Keinginannya untuk menempuh pendidikan sangat kuat. Dia ingin ke Belanda. Peluangnya mengecap pendidikan di Belanda sempat terbuka setelah perkenalannya dengan Jacques Henrij Abendanon, Direktur Departemen Pendidikan, Agama, dan Industri Hindia Belanda. JH Abendanon sempat menjanjikan beasiswa bagi Kartini dan saudara-saudaranya untuk belajar ke Belanda.
Hingga kemudian, surat dari Belanda yang ditunggu Kartini datang dan mengabulkan permohonannya. Beasiswa telah tersedia untuknya. Setelah berbagai pertimbangan, dia membatalkan beasiswa tersebut.
Sementara di sisi lain ada seorang pemuda cerdas yang menarik perhatian Kartini dan sangat membutuhkan beasiswa untuk melanjutkan pendidikannya. Pemuda itu bernama Agus Salim, dari Sumatera Barat. Ya, Agus Salim yang Kemudian Menjadi Pemimpin Sarekat Islam, Pendiri Pemuda Muslimin Indonesia, Jurnalis Kritis, Diplomat ulung dan Anggota BPUPKI dimasa Kemerdekaan Indonesia.
Kartini lalu mengirimkan surat ke Abendanon, istri pejabat yang menentukan pemberian beasiswa pemerintah pada Kartini di Belanda dan memohon agar beasiswa itu diberikan kepada Agus Salim. Agus Salim saat itu sedang berusaha mendapatkan beasiswa ke Belanda.
Tetapi, semua usaha yang dilakukan itu gagal. Hingga kemudian kabar itu terdengar Kartini. Dia berharap, uang beasiswa sebesar 4.800 gulden bisa dialihkan untuk Agus Salim.
Berikut secuil surat Kartini tersebut:
“Saya punya suatu permohonan yang penting sekali untuk nyonya, tapi sesungguhnya permohonan itu ditunjukan kepada Tuan (Abendanon). Maukah Nyonya meneruskannya kepadanya? Kami tertarik sekali kepada seorang anak muda, kami ingin melihat dia dikaruniai bahagia. Anak muda itu namanya Salim, dia orang Sumatera asal Riau, yang dalam tahun ini mengikuti ujian penghabisan sekolah menengah HBS, dan ia keluar sebagai juara. Juara pertama dari ketiga-tiga HBS.
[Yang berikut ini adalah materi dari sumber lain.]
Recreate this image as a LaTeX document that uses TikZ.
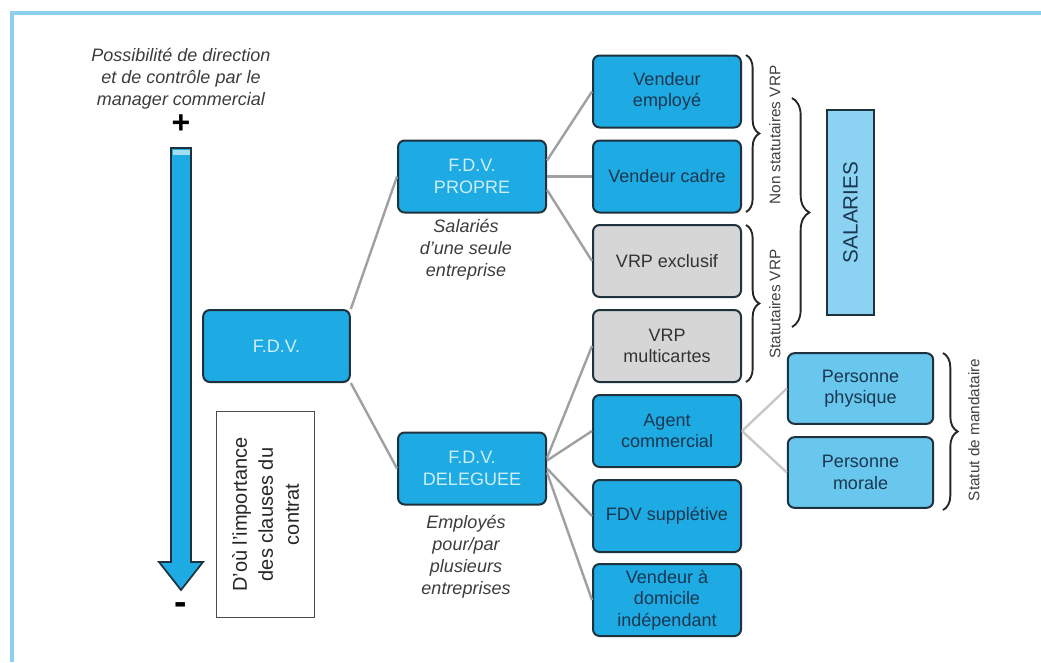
\documentclass[tikz,border=0pt]{standalone}
\usepackage{fontspec}
\setmainfont{Liberation Sans}
\usetikzlibrary{decorations.pathreplacing,calc}
\definecolor{bluebox}{RGB}{30,170,226}
\definecolor{lightbox}{RGB}{105,198,236}
\definecolor{graybox}{RGB}{214,214,214}
\definecolor{edgec}{RGB}{30,50,62}
\definecolor{conncol}{RGB}{160,160,160}
\definecolor{connlight}{RGB}{200,200,200}
\definecolor{salfill}{RGB}{140,210,242}
\definecolor{framec}{RGB}{140,207,238}
\definecolor{darktext}{RGB}{25,55,80}
\definecolor{lighttext}{RGB}{205,238,250}
\definecolor{itcol}{RGB}{60,60,60}
\tikzset{
  base/.style={draw=edgec, line width=1.5pt, rounded corners=5pt, minimum width=111pt, minimum height=54pt, inner sep=0pt, align=center, font=\fontsize{13.5}{16}\selectfont},
  fdvbox/.style={base, fill=bluebox, text=lighttext},
  bluenode/.style={base, fill=bluebox, text=darktext},
  greynode/.style={base, fill=graybox, text=black!80},
  persnode/.style={base, fill=lightbox, text=darktext, minimum width=109pt, minimum height=53pt},
  conn/.style={draw=conncol, line width=1.8pt},
  connl/.style={draw=connlight, line width=1.8pt},
  itlabel/.style={align=center, text=itcol, font=\fontsize{13.5}{16.5}\selectfont\itshape},
  brlabel/.style={rotate=90, text=black!75, font=\fontsize{11.5}{13}\selectfont},
  bracestyle/.style={draw=black!85, line width=1.4pt, decorate, decoration={brace, amplitude=#1}},
}
\begin{document}
\begin{tikzpicture}[x=0.75pt, y=-0.75pt]
\useasboundingbox (0,0) rectangle (1041,662);
\fill[white] (0,0) rectangle (1041,662);
% frame
\draw[draw=framec, line width=3pt] (10,13) -- (1041,13);
\draw[draw=framec, line width=3pt] (12,12) -- (12,662);

% top label and arrow
\node[itlabel] (toptext) at (181,79) {Possibilité de direction\\et de contrôle par le\\manager commercial};
\node[font=\fontsize{24}{24}\selectfont\bfseries, inner sep=0pt] (plus) at (181,124) {+};
\draw[draw=edgec, line width=1.3pt, fill=bluebox] (171,148) -- (191,148) -- (191,562) -- (203,562) -- (181,590) -- (159,562) -- (171,562) -- cycle;
\fill[white, opacity=0.6] (172.5,150) rectangle (189.5,155);
\node[font=\fontsize{28}{28}\selectfont\bfseries, inner sep=0pt] (minus) at (181,609) {-};

% nodes
\node[fdvbox, minimum width=110pt] (fdv) at (276.5,346) {F.D.V.};
\node[draw=black!70, line width=0.8pt, minimum width=74pt, minimum height=154pt, inner sep=0pt] (note) at (265.5,514.5) {};
\node[rotate=90, align=center, text=black!85, font=\fontsize{15}{19.5}\selectfont] (notetext) at (note.center) {D'où l'importance\\des clauses du\\contrat};

\node[fdvbox] (propre) at (472,176.5) {F.D.V.\\PROPRE};
\node[fdvbox] (deleguee) at (472,468.5) {F.D.V.\\DELEGUEE};
\node[itlabel] (proptext) at (466,250) {Salariés\\d'une seule\\entreprise};
\node[itlabel] (deltext) at (466,557) {Employés\\pour/par\\plusieurs\\entreprises};

\node[bluenode] (employe) at (667,91.5) {Vendeur\\employé};
\node[bluenode] (cadre) at (667,176.5) {Vendeur cadre};
\node[greynode] (exclusif) at (667,261) {VRP exclusif};
\node[greynode] (multi) at (667,346) {VRP\\multicartes};
\node[bluenode] (agent) at (667,431) {Agent\\commercial};
\node[bluenode] (suppl) at (667,516) {FDV supplétive};
\node[bluenode] (domicile) at (667,600) {Vendeur à\\domicile\\indépendant};

\node[persnode] (physique) at (860.5,388.5) {Personne\\physique};
\node[persnode] (morale) at (860.5,472.5) {Personne\\morale};

\node[draw=edgec, line width=1.2pt, fill=salfill, minimum width=35pt, minimum height=154pt, inner sep=0pt] (sal) at (850.5,212.5) {};
\node[rotate=90, text=darktext, font=\fontsize{15.5}{18}\selectfont] (saltext) at (sal.center) {SALARIES};

% connectors
\draw[conn] (fdv.north east) -- (propre.west);
\draw[conn] (fdv.south east) -- (deleguee.west);
\draw[conn] ([yshift=12pt]propre.east) -- (employe.west);
\draw[conn] (propre.east) -- (cadre.west);
\draw[conn] ([yshift=-10pt]propre.east) -- (exclusif.west);
\draw[conn] ([yshift=8pt]deleguee.east) -- (multi.west);
\draw[conn] ([yshift=6pt]deleguee.east) -- (agent.west);
\draw[conn] (deleguee.east) -- (suppl.west);
\draw[conn] ([yshift=-3pt]deleguee.east) -- (domicile.west);
\draw[connl] (agent.east) -- (physique.west);
\draw[connl] (agent.east) -- (morale.west);

% braces
\coordinate (b1a) at (746,55);
\coordinate (b1b) at (746,212);
\coordinate (b2a) at (746,225);
\coordinate (b2b) at (746,382);
\coordinate (b3a) at (792,98);
\coordinate (b3b) at (792,327);
\coordinate (b4a) at (943,353);
\coordinate (b4b) at (943,510);
\draw[bracestyle=10pt] (b1a) -- (b1b);
\draw[bracestyle=10pt] (b2a) -- (b2b);
\draw[bracestyle=13pt] (b3a) -- (b3b);
\draw[bracestyle=11pt] (b4a) -- (b4b);
\node[brlabel] (nonstat) at (775,135) {Non statutaires VRP};
\node[brlabel] (stat) at (775,304) {Statutaires VRP};
\node[brlabel] (mand) at (974,430) {Statut de mandataire};
\end{tikzpicture}
\end{document}
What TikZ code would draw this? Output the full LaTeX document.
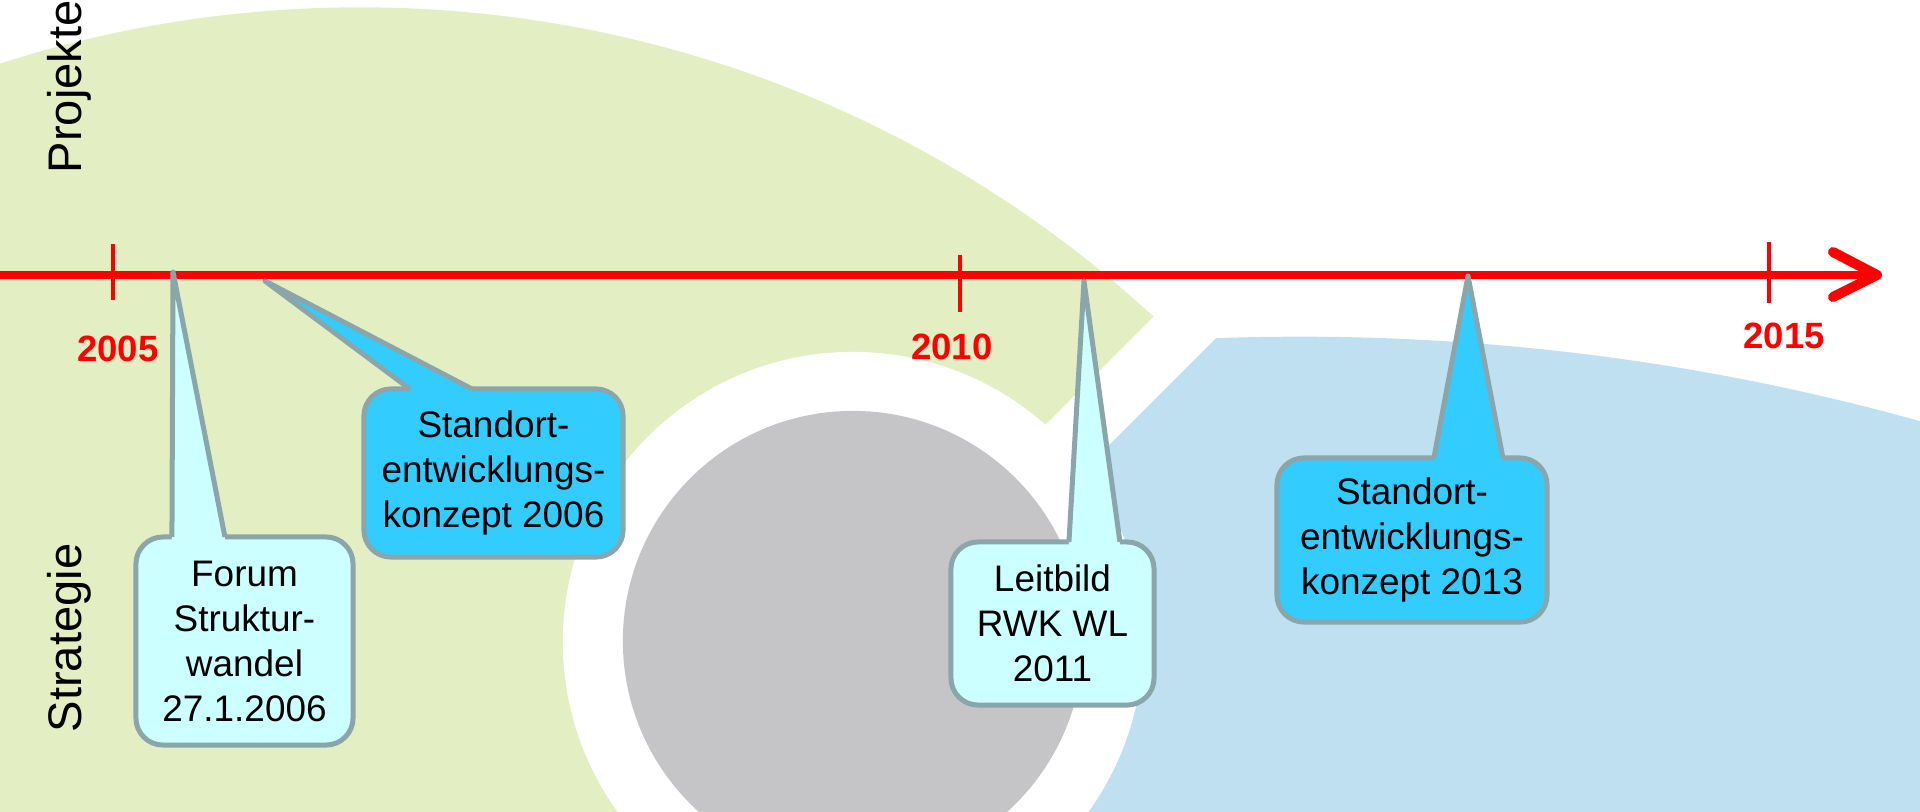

Anak muda itu ingin sekali pergi ke Negeri Belanda untuk belajar menjadi dokter. Sayang sekali, keadaan keuangannya tidak memungkinkan. Gaji ayahnya cuma F 150 -sebulan.”
Namun, Agus Salim menolak pengalihan beasiswa tersebut. Dia menilai, pemberian itu karena usul orang lain, bukan karena penghargaan atas kecerdasan dan jerih payahnya. Dia menilai ada diskriminasi di dalamnya.
Akhirnya, pada 12 November 1903, Kartini dinikahkan dengan Bupati Rembang KRM Adipati Ario Singgih Djojo Adhiningrat. Sang bupati sudah memiliki istri dan anak. Kartini kemudian diperbolehkan membangun sebuah sekolah wanita.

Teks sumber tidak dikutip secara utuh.